- Culture
- 24 Jun 04
Billy Scanlan takes a long day’s journey into night at the celebrated new york hotel, which has been a home from home for Bob Dylan, Brendan Behan, Sid Vicious and Mark Twain.
In a city with a thousand skyscrapers, at the Chelsea Hotel, on New York’s West 23rd Street, the room is the view.
The cartoonish blood-red building looks like it was plucked from the pages of a comic book. Sid Vicious stayed there. Nancy Spungen died there. Brendan Behan went on the wagon there and Dee Dee Ramone worked the rooms as a bell-hop who could get you anything. Jimi Hendrix, Leonard Cohen, Mark Twain, Bob Dylan, Janis Joplin, Jim Morrison, Dylan Thomas – they are just some of the names who have checked in at the hotel’s modest marble reception desk. Dylan (Bob) even immortalised it in song, revealing in ‘Sara” that he’d “stayed up all night in the Chelsea Hotel, writing ‘Sad-Eyed Lady Of The Lowlands’ for you.”
It’s a lot of history to live up to but there is still a spine-tingling buzz in the Chelsea – even though there’s no bar, no restaurant, no normal distractions. Like American playwright Arthur Miller said, “There are no vacuum cleaners, no rules, no shame.”
Hot Press was handed the key to room 905 by Stanley Bard, the hotel manager who has seen all those famous names come and go and return or never come back. Card-keys are unheard of. You’re lucky if your room has a number on the door, and if it has, it’s probably jotted on a post-it.
“That’s a good room,” says Stanley of 905 – no two rooms at the Chelsea are the same. The grey-haired gent speaks with a softly disarming yet authoritative New Yawk accent. You know he’s the boss. “It’s more like a small apartment,” he explains, adding. “it was Milos Forman’s room.” Later we learn that a young Milos arrived in New York with nothing, but the Chelsea let him stay on credit. Milos, of course, went on to become the Academy award-winning director of One Flew Over The Cuckoo’s Nest, and has always credited the Chelsea for its role in his success.
A ride up one of the twin clunky elevators is an experience in itself. Don’t expect the doors to close automatically or you’ll face the wrath of a long-term tenant who’s seen that faux pas too many times before. “PRESS THE BUTTON TO CLOSE THE DOORS SOME TIME TODAY PLEASE,” he might advise you. If you’re on the second floor just take the cast-iron staircase that goes all the way to the 10th and admire the art on the way up. When Hot Press saw a man of at least 80 take the lazy option we had to smile at the abuse that was hurled once the lift doors closed again… we just hope his ears were as worn out at his legs.

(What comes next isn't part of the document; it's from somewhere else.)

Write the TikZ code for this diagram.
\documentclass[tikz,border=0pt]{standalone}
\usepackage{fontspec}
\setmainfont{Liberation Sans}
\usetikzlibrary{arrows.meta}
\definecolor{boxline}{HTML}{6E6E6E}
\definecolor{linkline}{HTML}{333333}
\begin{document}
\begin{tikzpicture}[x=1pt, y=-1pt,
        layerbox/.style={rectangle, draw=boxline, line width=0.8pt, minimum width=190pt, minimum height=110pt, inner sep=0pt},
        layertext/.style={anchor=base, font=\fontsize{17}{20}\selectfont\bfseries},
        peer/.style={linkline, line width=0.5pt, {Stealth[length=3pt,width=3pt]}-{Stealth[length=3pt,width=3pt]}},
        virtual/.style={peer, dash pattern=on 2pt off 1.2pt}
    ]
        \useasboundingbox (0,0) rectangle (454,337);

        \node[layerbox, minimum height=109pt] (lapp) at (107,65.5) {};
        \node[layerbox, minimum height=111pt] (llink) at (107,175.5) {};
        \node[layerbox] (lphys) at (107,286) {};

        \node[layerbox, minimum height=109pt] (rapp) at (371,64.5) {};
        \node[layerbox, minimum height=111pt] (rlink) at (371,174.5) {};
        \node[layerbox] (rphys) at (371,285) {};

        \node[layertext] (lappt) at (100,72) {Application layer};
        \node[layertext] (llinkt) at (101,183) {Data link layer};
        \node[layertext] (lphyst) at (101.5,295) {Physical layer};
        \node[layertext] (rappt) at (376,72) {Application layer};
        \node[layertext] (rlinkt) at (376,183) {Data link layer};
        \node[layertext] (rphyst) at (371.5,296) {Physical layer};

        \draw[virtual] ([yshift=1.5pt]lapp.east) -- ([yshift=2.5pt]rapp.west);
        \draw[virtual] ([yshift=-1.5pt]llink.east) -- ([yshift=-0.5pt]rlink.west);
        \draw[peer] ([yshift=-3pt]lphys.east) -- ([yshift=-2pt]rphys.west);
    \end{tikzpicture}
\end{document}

Resting our rucksack in our room, we realise how out of place a rucksack looks here. The décor is beautifully understated and effortlessly stylish. You could see a young Leonard Cohen settling into a room like this. There are wooden floorboards and a funky red painting provideing the only splash of colour on a plain white wall. The telly looks out of place as it sits on a woodworm-riddled old press, like the kind your granny used to own. But there’s no cable so just put it in the wardrobe.
A jaunt around the town and a tipple or two later, it’s time to go home. At night is when the lobby at the Chelsea comes alive, filling with old-timers and misfits who fit in quite well. Pompousness is frowned upon. Artist and all-’round good fella, Joe Treacy shows me a thick notebook filled with sketches. Joe comes to the lobby to fill his lungs with the strange creative kick of the Chelsea air.

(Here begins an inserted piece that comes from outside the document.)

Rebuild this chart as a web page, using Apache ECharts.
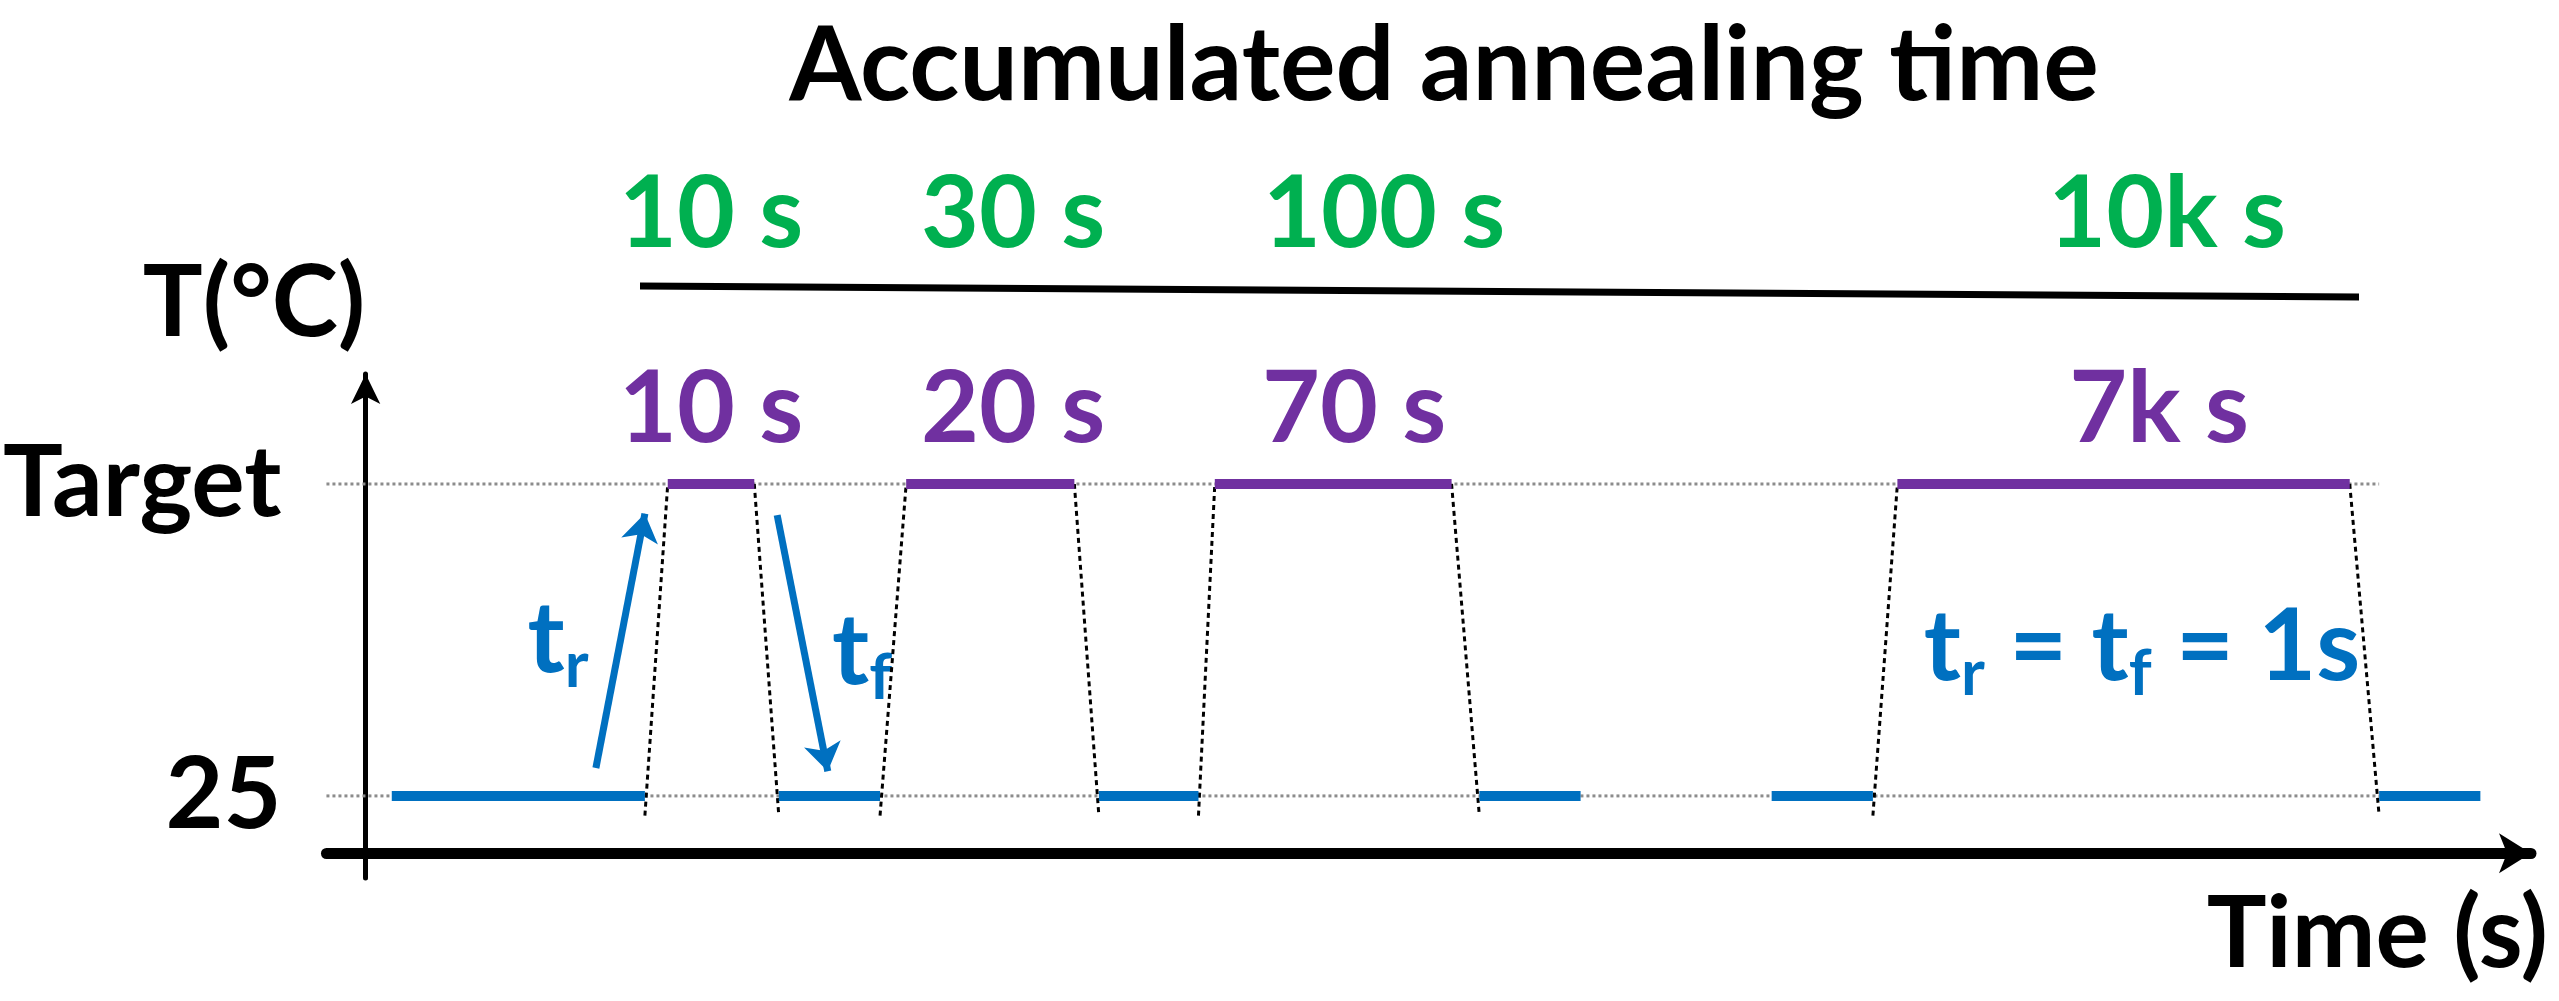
<!DOCTYPE html>
<html><head><meta charset="utf-8">
<script src="https://cdn.jsdelivr.net/npm/echarts@6/dist/echarts.min.js"></script>
<style>html,body{margin:0;padding:0;background:#fff}#c{width:2559px;height:1001px}</style>
</head><body><div id="c"></div>
<script>
// schematic units: x = time (arbitrary), y = temperature level (arbitrary)
const LOW = 35, HIGH = 225;
const lowSegments = [[16,171],[253,315],[449,510],[682,744],[861,923],[1233,1295]];
const highSegments = [[185,238],[331,434],[520,665],[938,1215]];
const ramps = [[171,185,'up'],[238,253,'down'],[315,331,'up'],[434,449,'down'],[510,520,'up'],[665,682,'down'],[923,938,'up'],[1215,1233,'down']];
const accumulatedLabels = ['10 s','30 s','100 s','10k s'];
const durationLabels = ['10 s','20 s','70 s','7k s'];
const yTickValues = [LOW, HIGH];
const yTickLabels = {35:'25', 225:'Target'};
const guideRange = [-24, 1233];
const arrowTr = [[141,52],[171,207]];
const arrowTf = [[252,206],[283,50]];

const FONT = 'Lato';
const BLUE = '#0070C0', PURPLE = '#7030A0', GREEN = '#00B050';
const series = [];
yTickValues.forEach(v => series.push({type:'line', data:[[guideRange[0],v],[guideRange[1],v]], showSymbol:false, silent:true,
  lineStyle:{color:'#8c8c8c', width:3, type:'dotted'}, z:1}));
lowSegments.forEach(s => series.push({type:'line', data:[[s[0],LOW],[s[1],LOW]], showSymbol:false, lineStyle:{color:BLUE, width:10}, z:3}));
highSegments.forEach(s => series.push({type:'line', data:[[s[0],HIGH],[s[1],HIGH]], showSymbol:false, lineStyle:{color:PURPLE, width:10}, z:3}));
ramps.forEach(r => {
  const d = r[2]==='up' ? [[r[0],LOW-12],[r[1],HIGH]] : [[r[0],HIGH],[r[1],LOW-12]];
  series.push({type:'line', data:d, showSymbol:false, lineStyle:{color:'#000', width:3, type:[5,4]}, z:2});
});
series.push({type:'lines', coordinateSystem:'cartesian2d', symbol:['none','arrow'], symbolSize:28,
  lineStyle:{color:BLUE, width:7, opacity:1}, data:[{coords:arrowTr},{coords:arrowTf}], z:4});

const accX = [711,1013,1384,2167], durX = [711,1013,1354,2159];
const rich = {m:{font:'bold 100px '+FONT, fill:BLUE}, s:{font:'bold 64px '+FONT, fill:BLUE, padding:[52,0,0,0]}};
const graphic = [
  {type:'text', x:1444, y:66, style:{text:'Accumulated annealing time', font:'bold 104px '+FONT, fill:'#000', textAlign:'center', textVerticalAlign:'middle'}},
  {type:'line', shape:{x1:640,y1:286,x2:2359,y2:297}, style:{stroke:'#000', lineWidth:7}},
  {type:'text', x:254, y:304, style:{text:'T(°C)', font:'bold 100px '+FONT, fill:'#000', textAlign:'center', textVerticalAlign:'middle'}},
  {type:'text', x:2548, y:935, style:{text:'Time (s)', font:'bold 100px '+FONT, fill:'#000', textAlign:'right', textVerticalAlign:'middle'}},
  {type:'text', x:2142, y:648, style:{rich:rich, text:'{m|t}{s|r}{m| = t}{s|f}{m| = 1s}', textAlign:'center', textVerticalAlign:'middle'}},
  {type:'text', x:558, y:640, style:{rich:rich, text:'{m|t}{s|r}', textAlign:'center', textVerticalAlign:'middle'}},
  {type:'text', x:862, y:652, style:{rich:rich, text:'{m|t}{s|f}', textAlign:'center', textVerticalAlign:'middle'}}
];
accumulatedLabels.forEach((t,i)=>graphic.push({type:'text', x:accX[i], y:215, style:{text:t, font:'bold 100px '+FONT, fill:GREEN, textAlign:'center', textVerticalAlign:'middle'}}));
durationLabels.forEach((t,i)=>graphic.push({type:'text', x:durX[i], y:410, style:{text:t, font:'bold 100px '+FONT, fill:PURPLE, textAlign:'center', textVerticalAlign:'middle'}}));

const chart = echarts.init(document.getElementById('c'));
chart.setOption({
  animation:false,
  grid:{left:315, right:28, top:374, bottom:123},
  xAxis:{type:'value', min:-24, max:1326, splitLine:{show:false}, axisTick:{show:false}, axisLabel:{show:false},
    axisLine:{onZero:true, lineStyle:{color:'#000', width:11}, symbol:['none','arrow'], symbolSize:[30,32]}},
  yAxis:{type:'value', min:-15, max:292, splitLine:{show:false}, axisTick:{show:false},
    axisLine:{onZero:true, lineStyle:{color:'#000', width:5}, symbol:['none','arrow'], symbolSize:[22,30]},
    axisLabel:{customValues:yTickValues, formatter:v=>yTickLabels[v]||'', margin:45, fontFamily:FONT, fontWeight:'bold', fontSize:100, color:'#000'}},
  series:series,
  graphic:graphic
});
</script></body></html>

“It’s like a church,” he says. “You know that feeling when you go into a church – you just know you are in a church no matter what you believe in,. That’s what it’s like here if you have a mind that works a particular way. You’ll feel it. You can’t help it, you’ll just feel it.”
At this stage, Hot Press is quite drunk. A camera – the type an Irish tourist buys at a newsagents – is produced. Joe smiles and obliges as Hot Press poses behind the check-in desk pretending to answer the phone. The late night desk guy smiles too and even joins Hot Press for a pic. I’m behaving like the ultimate tourist in the world’s least touristy hotel. Christ… this will be embarrassing in the morning. But nobody minded and, better still, next day, nobody reminded.
Like Leonard Cohen said: “It’s one of those hotels that has everything that I love so well about hotels. I love hotels to which, at 4am, you can bring along a midget, a bear and four ladies, drag them to your room and no one cares about it.”
And that’s the Chelsea, a rest stop for rare individuals.